War – is commemoration the same as glorification?

Australians commemorate Anzac Day  (25 April) or Remembrance Day (11 November) with mixed emotions. Some still see it as a time to venerate brave soldiers and remember ‘the fallen’.  Others take the opportunity to point again to the futility of war.

Remembering wars brings out all sorts of emotions: mawkish sentimentality, strident nationalism, grief for young lives lost in faraway battles, the yearning for universal disarmament.

And the marketeers emerge with battlefield tourism – Gallipoli is a sellout (some would say in more ways than one).  The pop history of ‘Anzackery’ continues to dominate despite the growing feeling of resentment that war has overshadowed other strands in the history of Australian democracy.

An article on the recently developed Honest History website resonated.  David Stephens wrote:

Ultimately, what is important is not what our fathers and grandfathers did in war but what war did to them and to us. And here there is an important difference: the generations who fight wars suffer directly; the soldiers go where they are sent and their families wait. But later generations – us – have some control over the impact of war. We choose our own history, which bits of the past we wish to burnish and which we prefer to leave alone. Read more here.

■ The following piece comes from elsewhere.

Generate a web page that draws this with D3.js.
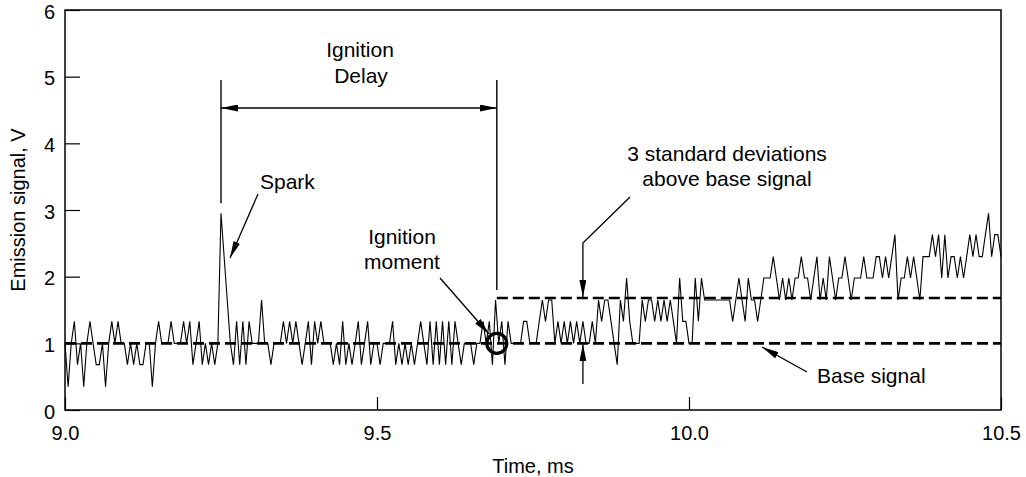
<!DOCTYPE html>
<html>
<head>
<meta charset="utf-8">
<script src="https://cdn.jsdelivr.net/npm/d3@7"></script>
<style>
  body { margin: 0; background: #fff; }
  svg { display: block; }
  text { font-family: Arial, "Liberation Sans", Helvetica, sans-serif; fill: #000; }
</style>
</head>
<body>
<svg id="chart" width="1026" height="477"></svg>
<script>
// Axis ticks
const xTicks = [9.0, 9.5, 10.0, 10.5];
const yTicks = [0, 1, 2, 3, 4, 5, 6];

// Sampled emission signal (V), one sample every 0.005 ms starting at 9.0 ms
const sampleStart = 9.0;
const sampleStep = 0.005;
const emission = [
  1.0, 0.35, 1.0, 1.33, 0.68, 1.0, 0.35, 1.0, 1.33, 1.0,
  0.68, 0.68, 1.0, 0.35, 1.0, 1.33, 1.0, 1.33, 1.0, 1.0,
  0.68, 1.0, 0.68, 1.0, 0.68, 0.68, 1.0, 1.0, 0.35, 1.0,
  1.33, 1.0, 1.0, 1.0, 1.33, 1.0, 1.0, 1.0, 1.33, 1.0,
  1.33, 0.68, 1.0, 1.33, 0.68, 1.0, 0.68, 1.0, 0.68, 1.0,
  2.95, 2.3, 1.65, 1.0, 0.68, 1.33, 0.68, 1.33, 0.68, 1.33,
  1.0, 1.0, 1.0, 1.65, 1.0, 1.0, 0.68, 1.0, 1.0, 1.0,
  1.33, 1.0, 1.33, 1.0, 1.33, 1.0, 0.68, 1.0, 1.33, 0.68,
  1.33, 1.0, 1.33, 1.0, 1.0, 1.0, 0.68, 1.0, 0.68, 1.33,
  0.68, 1.0, 0.68, 1.0, 1.33, 0.68, 1.0, 1.33, 0.68, 1.0,
  1.0, 0.68, 1.0, 1.0, 1.0, 1.33, 0.68, 1.0, 0.68, 1.0,
  0.68, 1.0, 0.68, 1.0, 1.33, 1.0, 0.68, 1.33, 0.68, 1.33,
  0.68, 1.33, 0.68, 1.33, 0.68, 1.33, 1.0, 0.68, 1.0, 1.0,
  1.0, 0.68, 1.0, 1.0, 1.33, 1.0, 1.33, 0.68, 1.65, 1.0,
  1.33, 0.68, 1.33, 1.0, 1.0, 1.0, 1.0, 1.33, 1.33, 1.0,
  1.0, 1.0, 1.33, 1.65, 1.33, 1.65, 1.65, 1.0, 1.33, 1.0,
  1.33, 1.0, 1.33, 1.0, 1.33, 1.0, 1.33, 1.0, 1.0, 1.33,
  1.0, 1.65, 1.33, 1.65, 1.65, 1.33, 1.0, 0.68, 1.65, 1.33,
  1.98, 1.33, 1.0, 1.0, 1.0, 1.65, 1.33, 1.65, 1.65, 1.33,
  1.65, 1.33, 1.65, 1.33, 1.65, 1.33, 1.0, 1.98, 1.33, 1.33,
  1.0, 1.0, 1.98, 1.33, 1.98, 1.65, 1.65, 1.65, 1.65, 1.65,
  1.65, 1.65, 1.65, 1.65, 1.33, 1.65, 1.98, 1.65, 1.33, 1.98,
  1.65, 1.65, 1.33, 1.65, 1.98, 1.98, 1.98, 2.3, 1.98, 1.65,
  1.98, 1.65, 1.98, 1.65, 1.98, 1.98, 2.3, 1.98, 1.98, 1.65,
  1.98, 2.3, 1.65, 1.98, 1.65, 2.3, 1.98, 1.65, 1.98, 1.98,
  2.3, 1.98, 1.65, 1.98, 1.98, 1.98, 2.3, 1.98, 1.98, 1.98,
  2.3, 2.3, 1.98, 2.3, 1.98, 2.3, 2.63, 1.65, 1.98, 1.98,
  2.3, 1.98, 2.3, 1.98, 1.65, 2.3, 2.3, 2.3, 2.63, 2.3,
  2.63, 1.98, 2.63, 1.98, 2.3, 2.3, 1.98, 2.3, 1.98, 2.3,
  2.63, 2.3, 2.63, 2.3, 2.3, 2.63, 2.95, 2.3, 2.63, 2.63, 2.3
];

// Reference levels and event times
const baseSignal = 1.0;        // mean base signal, V
const thresholdSignal = 1.68;  // base + 3 standard deviations, V
const sparkTime = 9.25;        // ms
const ignitionTime = 9.692;    // ms

const svg = d3.select("#chart");
const plotLeft = 65, plotRight = 1001, plotTop = 10, plotBottom = 410;

const x = d3.scaleLinear().domain([9.0, 10.5]).range([plotLeft, plotRight]);
const y = d3.scaleLinear().domain([0, 6]).range([plotBottom, plotTop]);

// Arrowhead marker
const defs = svg.append("defs");
defs.append("marker")
  .attr("id", "arrow")
  .attr("viewBox", "0 0 17 7")
  .attr("refX", 17).attr("refY", 3.5)
  .attr("markerWidth", 17).attr("markerHeight", 7)
  .attr("markerUnits", "userSpaceOnUse")
  .attr("orient", "auto-start-reverse")
  .append("path")
  .attr("d", "M0,0 L17,3.5 L0,7 Z")
  .attr("fill", "#000");

// Axes with inward ticks
const yAxis = svg.append("g")
  .attr("transform", `translate(${plotLeft},0)`)
  .call(d3.axisLeft(y).tickValues(yTicks).tickSize(-15).tickSizeOuter(0).tickPadding(10).tickFormat(d3.format("d")));
const xAxis = svg.append("g")
  .attr("transform", `translate(0,${plotBottom})`)
  .call(d3.axisBottom(x).tickValues(xTicks).tickSize(-13).tickSizeOuter(0).tickPadding(16).tickFormat(d3.format(".1f")));
[xAxis, yAxis].forEach(g => {
  g.select(".domain").remove();
  g.selectAll(".tick line").attr("stroke", "#000").attr("stroke-width", 1.2);
  g.selectAll(".tick text").attr("font-size", 20).attr("font-family", "Arial, 'Liberation Sans', sans-serif");
});
yAxis.selectAll(".tick text").attr("dy", "0.4em");

// Plot frame
svg.append("rect")
  .attr("x", plotLeft).attr("y", plotTop)
  .attr("width", plotRight - plotLeft).attr("height", plotBottom - plotTop)
  .attr("fill", "none").attr("stroke", "#000").attr("stroke-width", 1.5);

// Axis titles
svg.append("text")
  .attr("x", (plotLeft + plotRight) / 2).attr("y", 473)
  .attr("text-anchor", "middle").attr("font-size", 20)
  .text("Time, ms");
svg.append("text")
  .attr("transform", `translate(25,${(plotTop + plotBottom) / 2}) rotate(-90)`)
  .attr("text-anchor", "middle").attr("font-size", 20)
  .text("Emission signal, V");

// Dashed reference levels
svg.append("line")
  .attr("x1", x(9.0)).attr("x2", x(10.5))
  .attr("y1", y(baseSignal)).attr("y2", y(baseSignal))
  .attr("stroke", "#000").attr("stroke-width", 2.6).attr("stroke-dasharray", "11,5");
svg.append("line")
  .attr("x1", x(ignitionTime)).attr("x2", x(10.5))
  .attr("y1", y(thresholdSignal)).attr("y2", y(thresholdSignal))
  .attr("stroke", "#000").attr("stroke-width", 2.6).attr("stroke-dasharray", "11,5");

// Signal trace
const line = d3.line()
  .x((d, i) => x(sampleStart + i * sampleStep))
  .y(d => y(d));
svg.append("path")
  .datum(emission)
  .attr("d", line)
  .attr("fill", "none").attr("stroke", "#000").attr("stroke-width", 1.1)
  .attr("stroke-linejoin", "miter");

// Ignition delay markers
svg.append("line")
  .attr("x1", x(sparkTime)).attr("x2", x(sparkTime))
  .attr("y1", y(4.95)).attr("y2", y(3.1))
  .attr("stroke", "#000").attr("stroke-width", 1.4);
svg.append("line")
  .attr("x1", x(ignitionTime)).attr("x2", x(ignitionTime))
  .attr("y1", y(4.95)).attr("y2", y(1.8))
  .attr("stroke", "#000").attr("stroke-width", 1.4);
svg.append("line")
  .attr("x1", x(sparkTime)).attr("x2", x(ignitionTime))
  .attr("y1", y(4.53)).attr("y2", y(4.53))
  .attr("stroke", "#000").attr("stroke-width", 1.4)
  .attr("marker-start", "url(#arrow)").attr("marker-end", "url(#arrow)");
svg.append("text").attr("x", 360).attr("y", 57)
  .attr("text-anchor", "middle").attr("font-size", 21).text("Ignition");
svg.append("text").attr("x", 361).attr("y", 83)
  .attr("text-anchor", "middle").attr("font-size", 21).text("Delay");

// Spark label
svg.append("text").attr("x", 260).attr("y", 189).attr("font-size", 21).text("Spark");
svg.append("line")
  .attr("x1", 258).attr("y1", 194).attr("x2", 230).attr("y2", 258)
  .attr("stroke", "#000").attr("stroke-width", 1.3).attr("marker-end", "url(#arrow)");

// Ignition moment
svg.append("circle")
  .attr("cx", x(ignitionTime)).attr("cy", y(baseSignal)).attr("r", 10)
  .attr("fill", "none").attr("stroke", "#000").attr("stroke-width", 3.2);
svg.append("text").attr("x", 402).attr("y", 244)
  .attr("text-anchor", "middle").attr("font-size", 21).text("Ignition");
svg.append("text").attr("x", 402).attr("y", 269)
  .attr("text-anchor", "middle").attr("font-size", 21).text("moment");
svg.append("line")
  .attr("x1", 440).attr("y1", 278).attr("x2", 489).attr("y2", 334)
  .attr("stroke", "#000").attr("stroke-width", 1.3).attr("marker-end", "url(#arrow)");

// Three standard deviations annotation
svg.append("text").attr("x", 727).attr("y", 161)
  .attr("text-anchor", "middle").attr("font-size", 21).text("3 standard deviations");
svg.append("text").attr("x", 727).attr("y", 186)
  .attr("text-anchor", "middle").attr("font-size", 21).text("above base signal");
svg.append("polyline")
  .attr("points", `630,197 ${x(9.83)},243 ${x(9.83)},${y(thresholdSignal) - 1}`)
  .attr("fill", "none").attr("stroke", "#000").attr("stroke-width", 1.3)
  .attr("marker-end", "url(#arrow)");
svg.append("line")
  .attr("x1", x(9.83)).attr("x2", x(9.83))
  .attr("y1", 384).attr("y2", y(baseSignal) + 1)
  .attr("stroke", "#000").attr("stroke-width", 1.3).attr("marker-end", "url(#arrow)");

// Base signal label
svg.append("text").attr("x", 817).attr("y", 383).attr("font-size", 21).text("Base signal");
svg.append("line")
  .attr("x1", 807).attr("y1", 372).attr("x2", 762).attr("y2", 347)
  .attr("stroke", "#000").attr("stroke-width", 1.3).attr("marker-end", "url(#arrow)");
</script>
</body>
</html>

Whatever our thoughts are about how we should commemorate war – or indeed whether we should commemorate war – it seems there are two groups of Australian soldiers whose service is generally overlooked: Indigenous Australians and those who grew up in orphanages and children’s Homes.

Indigenous Australians

Many are beginning to ask why our national institution, the Australian War Memorial, pointedly refuses to acknowledge the undeclared (and some would say unfinished) war between the First Australians and the powerful boat people who dispossessed them. Read more here.

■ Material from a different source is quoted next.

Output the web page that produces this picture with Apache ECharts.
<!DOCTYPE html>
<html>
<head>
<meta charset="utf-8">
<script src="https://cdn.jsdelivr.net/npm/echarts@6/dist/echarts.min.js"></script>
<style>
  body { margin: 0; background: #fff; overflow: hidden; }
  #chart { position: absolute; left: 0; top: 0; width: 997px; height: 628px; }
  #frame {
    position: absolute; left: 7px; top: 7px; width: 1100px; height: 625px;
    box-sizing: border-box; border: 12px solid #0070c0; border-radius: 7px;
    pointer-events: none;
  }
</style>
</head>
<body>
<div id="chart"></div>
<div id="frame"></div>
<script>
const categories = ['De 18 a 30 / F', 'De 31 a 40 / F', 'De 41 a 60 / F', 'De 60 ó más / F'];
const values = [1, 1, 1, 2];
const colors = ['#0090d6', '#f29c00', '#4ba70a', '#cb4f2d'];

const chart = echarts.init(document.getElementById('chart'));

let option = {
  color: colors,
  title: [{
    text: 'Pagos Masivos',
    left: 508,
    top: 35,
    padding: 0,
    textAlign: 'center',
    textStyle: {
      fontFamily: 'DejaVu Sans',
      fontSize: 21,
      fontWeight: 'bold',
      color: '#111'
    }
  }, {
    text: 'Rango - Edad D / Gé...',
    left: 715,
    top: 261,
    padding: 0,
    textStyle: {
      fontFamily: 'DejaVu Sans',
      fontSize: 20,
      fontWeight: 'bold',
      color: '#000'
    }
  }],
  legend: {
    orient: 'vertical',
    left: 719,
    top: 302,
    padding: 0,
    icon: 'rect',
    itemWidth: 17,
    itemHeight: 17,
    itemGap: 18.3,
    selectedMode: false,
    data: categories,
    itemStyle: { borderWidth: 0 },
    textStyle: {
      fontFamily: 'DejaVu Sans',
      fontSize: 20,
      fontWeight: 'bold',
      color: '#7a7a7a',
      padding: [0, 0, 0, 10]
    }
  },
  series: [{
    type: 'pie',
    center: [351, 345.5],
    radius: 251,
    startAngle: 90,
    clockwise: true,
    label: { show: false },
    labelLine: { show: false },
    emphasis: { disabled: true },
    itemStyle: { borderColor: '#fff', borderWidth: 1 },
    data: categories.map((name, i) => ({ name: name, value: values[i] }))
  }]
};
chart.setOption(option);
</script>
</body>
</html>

It can’t be that the frontier war was too inconsequential. In body counts alone, it is estimated that at least 20 000 Indigenous people were killed and at least another 2 000  on the other side. Is an honest history too discomforting even all these decades over the legal battle over terra nullius has been fought and won – or lost, if you’re on the other side?

The topic of Indigenous Australians in the two World Wars is another matter that has until very recently been whispered about rather than openly debated.  Indigenous Australians were basically disqualified from enlisting in the Australian Infantry Force (AIF) in the 1st War, yet scholars are now able to list the names of more than 800 soldiers of Indigenous heritage who served at Gallipoli, the Middle East and the Western Front. While many reports say they were treated well in the trenches, their treatment back in Australia after the War was disgraceful. Read more here

Recommended Reading: Philippa Scarlett, Aboriginal and Torres Strait Islander Volunteers for the AIF: the Indigenous Response to World War One, (2nd Edition, reprinted 2013,2014). Published by Indigenous Histories. $30 plus $10 postage within Australia.

  • available from Indigenous Histories at indigenous.histories@netspeed.com.au   or
  • PO 686 Jamison Centre Macquarie,  ACT, Australia 2614

Australian soldiers who grew up in orphanages and children’s Homes

While soldiers who grew up in orphanages and children’s Homes were not confronted by the racism referred to above (unless they too were Indigenous!) many have been forgotten or overlooked in commemorative avenues, plaques and rolls of honour.

They came from  families so fragmented or disrupted that no one was in a position to know about their enlistment. A few Homes erected Rolls of Honour and a couple even created their own Avenues of Honour, but in most cases these have fallen into disrepair or have long been forgotten.